= Dorothea Rudnick =

American embryologist

Dorothea Rudnick (January 17, 1907 - January 10, 1990) was an American embryologist, who also made contributions as a scientific editor and translator.

==Early life and education==
Dorothea Rudnick was born in Oconomowoc, Wisconsin in 1907, and was raised in Chicago, Illinois. Her father Paul Rudnick was chief chemist for Armour Laboratories, and both of her brothers became physicists. As a student at Parker High School she won the $2500 grand prize in an essay contest sponsored by the Chicago Daily Tribune.

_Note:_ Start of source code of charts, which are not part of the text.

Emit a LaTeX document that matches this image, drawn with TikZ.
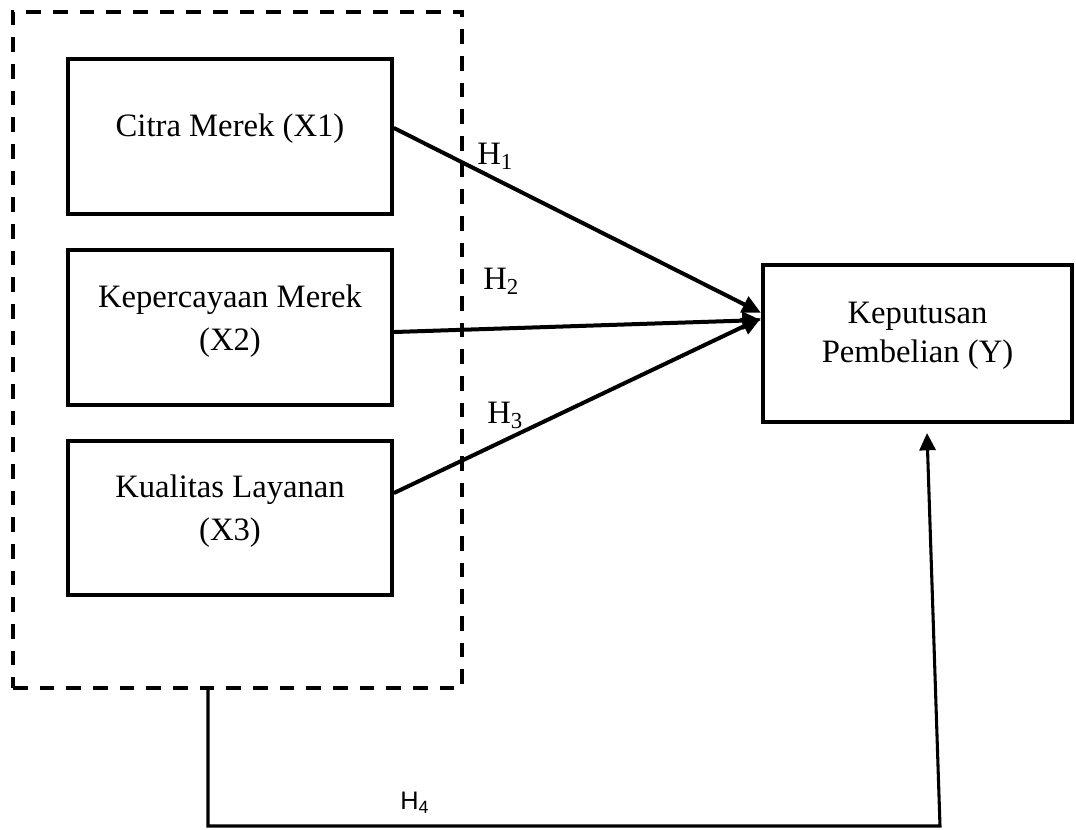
\documentclass[tikz,border=0pt]{standalone}
\usepackage{fontspec}
\setmainfont{Liberation Serif}
\newfontfamily\hfont{Liberation Sans}
\usetikzlibrary{positioning,arrows.meta,calc}

\begin{document}
\begin{tikzpicture}[x=0.75pt,y=-0.75pt,
      varbox/.style={draw,line width=2.8pt,minimum width=243pt,minimum height=116pt},
      vartxt/.style={align=center,font=\fontsize{24.5}{32}\selectfont},
      hyp/.style={anchor=base west,inner sep=0pt,font=\fontsize{24.5}{28}\selectfont},
      arr/.style={line width=3pt,-{Triangle[length=14pt,width=13pt]}}]
    \useasboundingbox (0,0) rectangle (1076,830);
    % variabel bebas
    \node[draw,dashed,line width=3pt,dash pattern=on 11pt off 9pt,
          minimum width=337pt,minimum height=507pt] (grp) at (237.5,350) {};
    \node[varbox] (x1) at (230,136.5) {};
    \node[varbox] (x2) at (230,327.5) {};
    \node[varbox] (x3) at (230,518) {};
    \node[vartxt] (t1) at ([yshift=6pt]x1.center) {Citra Merek (X1)};
    \node[vartxt] (t2) at ([yshift=5pt]x2.center) {Kepercayaan Merek\\(X2)};
    \node[vartxt] (t3) at ([yshift=5pt]x3.center) {Kualitas Layanan\\(X3)};
    % variabel terikat
    \node[varbox,minimum width=232pt,minimum height=118pt] (kep) at (917.5,343.5) {};
    \node[vartxt,font=\fontsize{24.5}{29}\selectfont] (ty) at ([yshift=6pt]kep.center)
      {Keputusan\\Pembelian (Y)};
    % hipotesis parsial
    \draw[arr] ([yshift=6.4pt]x1.east) -- ([yshift=23pt]kep.west);
    \draw[arr] ([yshift=-3.4pt]x2.east) -- ([yshift=17.6pt]kep.west);
    \draw[arr] ([yshift=18.7pt]x3.east) -- ([yshift=19pt]kep.west);
    \node[hyp] (h1) at (477,165) {H\textsubscript{1}};
    \node[hyp] (h2) at (483,290) {H\textsubscript{2}};
    \node[hyp] (h3) at (487,424) {H\textsubscript{3}};
    % hipotesis simultan
    \coordinate (h4a) at (208,826);
    \coordinate (h4b) at (940,826);
    \coordinate (h4c) at (927,433);
    \draw[line width=2.3pt,-{Triangle[length=13pt,width=12pt]}]
      (grp.south -| h4a) -- (h4a) -- (h4b) -- (h4c);
    \node[anchor=base west,inner sep=0pt,font=\hfont\fontsize{19}{21}\selectfont] (h4)
      at (400,809) {H\textsubscript{4}};
\end{tikzpicture}
\end{document}
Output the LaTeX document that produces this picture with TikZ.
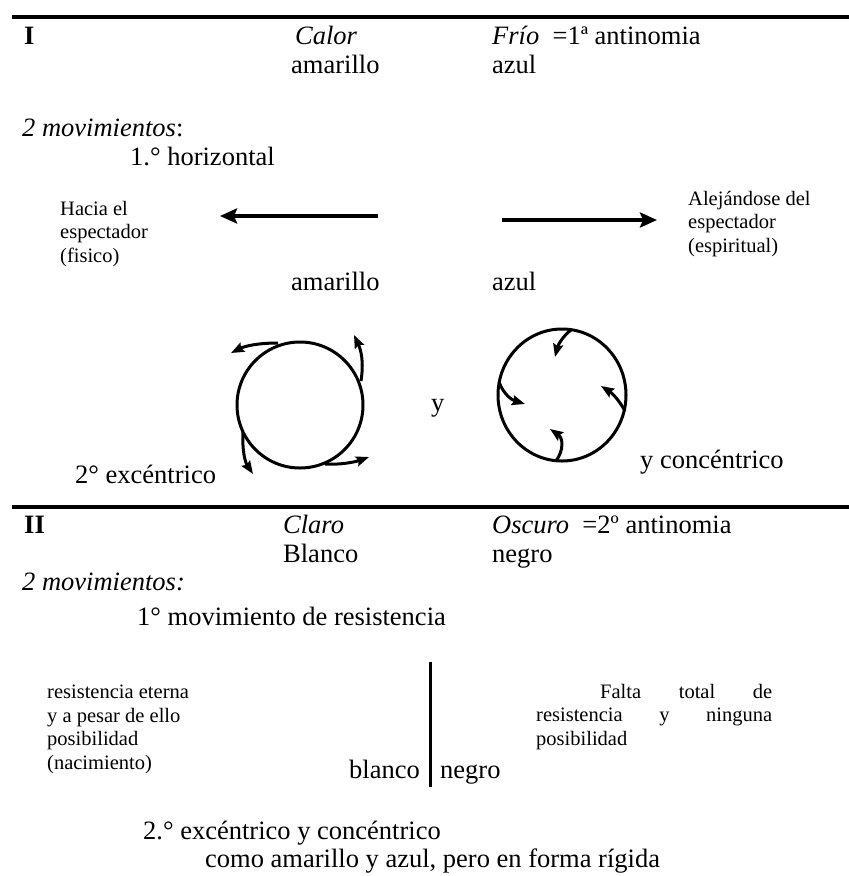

She earned her PhD at the University of Chicago in 1931 under zoologist Benjamin Harrison Willier. Her dissertation was titled "Thyroid Forming Potencies of the Early Chick Blastoderm."

==Career==
Dr. Rudnick spent most of her academic career at Albertus Magnus College, as a professor in the biology department from 1940 until she retired in 1977, and as an emeritus professor after retirement. She also had ongoing research affiliation with the nearby Osborn Memorial Laboratories at Yale University. Among her research collaborators was biologist Viktor Hamburger. Rudnick's publications were especially noted for the cell diagrams she hand-drew to explain embryogenesis and other processes.

She served as secretary and publications editor of the Connecticut Academy of Arts and Sciences, and as longtime editor of symposia published by the Society for Developmental Biology. Her translation work included a 1967 biography of biologist Theodor Boveri, written in German by Fritz Baltzer.

Dorothea Rudnick received a Guggenheim Fellowship in 1952.

==Personal life==
Rudnick lived a somewhat reclusive personal life in a modern house on a hillside in Hamden, Connecticut designed in 1956 by architect King-lui Wu. She died at Los Alamos, New Mexico early in 1990, just before her 93rd birthday.